Tell you what, go buy a ef 50mm f1.8 lens. They are only a $120 bucks or so and it will work on any future camera you might get. Don't worry about anything except noise. See if a better lens will do the trick for you. Use LR/PS to edit and correct the shots. You just might be pleasantly surprised.
"Don't you mean the 1DX Mk II?"
Yes I do there Robert. I had my 1D2 in my hands at the time and matter over mind won out. However, I am getting used to that as I gracefully age. WHat I don't mind doesn't matter or something like that.
"You want the best there is? Buy a 1D Mk II 1DX Mk II with the Canon EF 24-70mm f/2.8L II USM Lens."
OK that is fine if you already have the 50mil. Use it and don't worry about anything except if the better lens makes a better photo fro you noise wise. I wouldn't use it as a general lens for wrestling either but you need to learn if a better lens, which the 50 mil is, makes the noise better. That's all. The lens you said you use is not the greatest we all agree on that. So let's see if a better lens is...well... better. It won't have the best FL but we don't care about that for this test.
Shoot Raw.

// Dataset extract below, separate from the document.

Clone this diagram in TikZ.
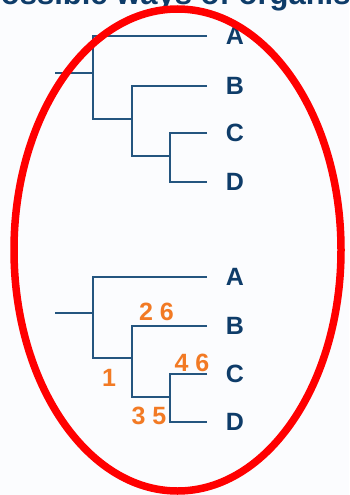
\documentclass[tikz,border=0pt]{standalone}
\usepackage{fontspec}
\setmainfont{Liberation Sans}
\definecolor{treeblue}{HTML}{24557F}
\definecolor{letterblue}{HTML}{0E3C69}
\definecolor{numorange}{HTML}{F27A24}
\definecolor{bg}{HTML}{FBFCFE}
\begin{document}
\begin{tikzpicture}[x=1pt,y=-1pt,
  branch/.style={draw=treeblue,line width=2.5pt},
  leaf/.style={font=\fontsize{25}{25}\selectfont\bfseries,text=letterblue,inner sep=0pt},
  change/.style={font=\fontsize{25}{25}\selectfont\bfseries,text=numorange,inner sep=0pt},
  ring/.style={draw=red,line width=7.5pt}]
\useasboundingbox (0,0) rectangle (349,495);
\fill[bg] (0,0) rectangle (349,495);
% clipped title
\begin{scope}
\clip (0,0) rectangle (349,495);
\node[anchor=base west,inner sep=0pt,text=letterblue,font=\fontsize{31}{31}\selectfont\bfseries] (title) at (-20,5) {Possible ways of organising};
\end{scope}
% ---------- top tree ----------
\coordinate (tr) at (55,73);
\coordinate (t1) at (93,73);
\coordinate (t1a) at (93,36);
\coordinate (t1b) at (93,119);
\coordinate (t2) at (132,119);
\coordinate (t2a) at (132,86);
\coordinate (t2b) at (132,156);
\coordinate (t3) at (170,156);
\coordinate (t3a) at (170,133);
\coordinate (t3b) at (170,182);
\coordinate (tA) at (207,36);
\coordinate (tB) at (207,86);
\coordinate (tC) at (207,133);
\coordinate (tD) at (207,182);
\node[leaf] (ltA) at (235,36) {A};
\node[leaf] (ltB) at (235,86) {B};
\node[leaf] (ltC) at (235,133) {C};
\node[leaf] (ltD) at (235,182) {D};
\path[branch] (tr) -- (t1);
\path[branch] (tA) -- (t1a) -- (t1b) -- (t2);
\path[branch] (tB) -- (t2a) -- (t2b) -- (t3);
\path[branch] (tC) -- (t3a) -- (t3b) -- (tD);
% ---------- bottom tree ----------
\coordinate (br) at (55,313);
\coordinate (b1) at (93,313);
\coordinate (b1a) at (93,277);
\coordinate (b1b) at (93,358);
\coordinate (b2) at (132,358);
\coordinate (b2a) at (132,326);
\coordinate (b2b) at (132,397);
\coordinate (b3) at (170,397);
\coordinate (b3a) at (170,374);
\coordinate (b3b) at (170,422);
\coordinate (bA) at (207,277);
\coordinate (bB) at (207,326);
\coordinate (bC) at (207,374);
\coordinate (bD) at (207,422);
\node[leaf] (lbA) at (235,277) {A};
\node[leaf] (lbB) at (235,326) {B};
\node[leaf] (lbC) at (235,374) {C};
\node[leaf] (lbD) at (235,422) {D};
\path[branch] (br) -- (b1);
\path[branch] (bA) -- (b1a) -- (b1b) -- (b2);
\path[branch] (bB) -- (b2a) -- (b2b) -- (b3);
\path[branch] (bC) -- (b3a) -- (b3b) -- (bD);
\node[change] (c26) at (156.5,312) {2 6};
\node[change] (c46) at (192,363) {4 6};
\node[change] (c1) at (109,378) {1};
\node[change] (c35) at (149,416) {3 5};
% ---------- ring ----------
\draw[ring] (177.5,250) ellipse (163.5 and 241);
\end{tikzpicture}
\end{document}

Do all the lens corrections in LR/PS, too. Most of the guys that answer these questions are keyboard jocks. They have never done wrestling shots or used any, or all, of the gear they recommend. I have never done wrestling photos! You need to learn what works best for yourself. Hopefully before you go out and spend a lot of money and wind up with nothing better.
Ernie has done this sucessfully for a long time so follow his advice and spend a lot of mental effort on choosing the best possible location. Like retailing (another case where location is important) there isn't a single perfect location and what you have to decide is what is the best spot for the event, your equipment capabilities, and what you most want to capture from that event.
Lens reach really factors in with high school low light shooting. If you have to severely crop an image captured in low light, the noise becomes much more obvious but more problematic to me is the loss of overall image quality and effective resolution as you take a severe crop from a camera being used at high ISO.
For example below are a couple of ISO 20,000 shots from the first game I shot with my 1DX 2 last year. The first is a quick capture that our star keeper asked me to grab for her social media account before the game and that image is the full frame, the second image is at the same ISO but cropped from about 12% of the frame from an overall post-game image. The first is fine for her social media use, if the level of cropping shown in the second was necessary for that image to "tell its story" it would be useless. It could be cleaned up and improved but it would still be the story of a sow's ear and making a silk purse. The third photo is about the same level of crop but captured at ISO 125 where detail is still well preserved. You can get away with suboptimal placement with great lighting but that is rare in most high school sports environments.
While you are deciding what or whether you need to upgrade, try choosing an optimal location for SOME of the action at an upcoming event. You won't get the overall coverage but it will give you a very good idea of what your equipment can accomplish when you are optimizing the capture in a suboptimal environment.